Lorsque quelques personnes prétendent expliquer par des principes clairs et connus de tout le monde des choses extrêmement embarrassées, il est facile de voir s’ils y réussissent, parce que, si l’on conçoit bien ce qu’ils disent, l’on peut reconnaître s’ils disent vrai. Ainsi, les faux savants ne trouvent point leur compte, et ne se font point admirer comme ils le souhaitent, lorsqu’ils se servent de principes intelligibles ; parce que l’on reconnaît évidemment qu’ils ne disent rien de vrai. Mais lorsqu’ils se servent de principes inconnus, et qu’ils parlent des choses fort composées, comme s’ils en connaissaient exactement tous les rapports, on les admire ; parce qu’on ne conçoit point ce qu’ils disent, et que nous avons naturellement du respect pour ce qui passe notre intelligence.
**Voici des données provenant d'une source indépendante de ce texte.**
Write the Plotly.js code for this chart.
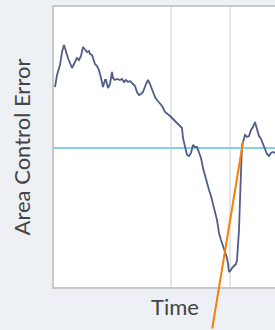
<!DOCTYPE html>
<html>
<head>
<meta charset="utf-8">
<script src="https://cdn.plot.ly/plotly-3.0.1.min.js"></script>
<style>
html,body{margin:0;padding:0;overflow:hidden;background:#edf1f5;}
#chart{width:310px;height:330px;}
</style>
</head>
<body>
<div id="chart"></div>
<script>
// Time steps (arbitrary units) and Area Control Error values
const timeSteps = [1,3,6,8,10,12,14,16,18,21,23,25,27,29,31,33,35,36,38,39,41,43,45,47,49,51,52,54,56,58,59,61,63,66,68,70,72,74,76,79,81,83,85,87,89,92,94,96,98,101,103,106,108,111,114,116,118,121,123,126,128,129,131,133,135,137,139,141,143,145,147,149,151,153,155,157,159,161,163,165,167,169,171,173,174,175,177,178,180,182,183,184,185,186,187,188,189,191,193,195,197,199,201,203,205,207,209,211,213,215,217,219,221,226,231,236,242];
const aceValues = [6.1,7.3,8.3,9.6,10.3,9.6,9.0,8.5,8.0,8.6,9.0,8.8,9.2,10.1,9.8,9.6,9.7,9.4,9.3,9.0,8.4,8.2,7.8,7.0,6.1,6.8,6.8,6.0,6.4,7.6,7.0,6.8,6.9,6.8,6.9,6.6,6.8,6.6,6.7,6.4,6.2,5.6,5.3,5.4,5.6,6.4,6.8,6.4,5.8,5.1,4.8,4.5,4.2,3.6,3.4,3.2,3.0,2.7,2.6,2.3,2.0,1.0,0.2,-0.7,-0.8,-0.5,0.3,0.1,0.1,-0.4,-1.0,-2.0,-2.8,-3.4,-4.2,-4.8,-5.5,-6.4,-7.2,-8.5,-9.2,-9.8,-10.4,-11.0,-11.6,-12.4,-12.2,-12.0,-11.8,-11.6,-11.2,-10.0,-8.2,-5.2,-1.7,0.3,0.6,1.3,1.1,1.2,1.8,2.1,2.6,2.0,1.2,0.9,0.4,0.0,-0.6,-0.8,-0.5,-0.4,-0.5,-0.2,-0.6,-0.3,-0.5];
const setpoint = 0;
const gridTimes = [117, 176];
const highlightStart = [158, -18.2];
const highlightEnd = [189, 0.6];

const traces = [{
  x: timeSteps, y: aceValues, type: 'scatter', mode: 'lines',
  line: {color: '#525d88', width: 1.8},
  hoverinfo: 'skip'
}];

const layout = {
  width: 310, height: 330,
  margin: {l: 54, r: 14, t: 7, b: 43},
  paper_bgcolor: '#edf1f5', plot_bgcolor: '#ffffff',
  showlegend: false,
  font: {family: 'Lato, sans-serif', color: '#444'},
  xaxis: {
    range: [0, 242], tickvals: gridTimes, showticklabels: false, ticks: '',
    showgrid: true, gridcolor: '#e4e6e8', gridwidth: 1.5, zeroline: false,
    showline: true, mirror: true, linecolor: '#c8c8c8', linewidth: 2,
    title: {text: 'Time', font: {size: 22, color: '#444'}, standoff: 12},
    fixedrange: true
  },
  yaxis: {
    range: [-13.9, 14.1], showticklabels: false, ticks: '', showgrid: false,
    zeroline: true, zerolinecolor: '#86d0e2', zerolinewidth: 2,
    showline: true, mirror: true, linecolor: '#c8c8c8', linewidth: 2,
    title: {text: 'Area Control Error', font: {size: 22, color: '#444'}, standoff: 15},
    fixedrange: true
  },
  annotations: [{
    x: highlightEnd[0], y: highlightEnd[1], xref: 'x', yref: 'y',
    ax: highlightStart[0], ay: highlightStart[1], axref: 'x', ayref: 'y',
    text: '', showarrow: true, arrowhead: 0, arrowwidth: 2, arrowcolor: '#f77f0a',
    standoff: 0, startstandoff: 0
  }]
};

Plotly.newPlot('chart', traces, layout, {displayModeBar: false, staticPlot: true});
</script>
</body>
</html>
Or, comme les choses obscures et incompréhensibles semblent mieux se lier les unes avec les autres, que les choses obscures avec celles qui sont claires et intelligibles, les principes incompréhensibles sont d’un plus grand usage que les principes intelligibles dans les questions très-composées. Il n’y a rien de si difficile dont les philosophes et les médecins ne prétendent rendre raison en peu de mots par leurs principes ; car leurs principes étant encore plus incompréhensibles que toutes les questions que l’on peut leur faire, lorsqu’on suppose ces principes pour certains il n’y a point de difficulté qui puisse les embarrasser.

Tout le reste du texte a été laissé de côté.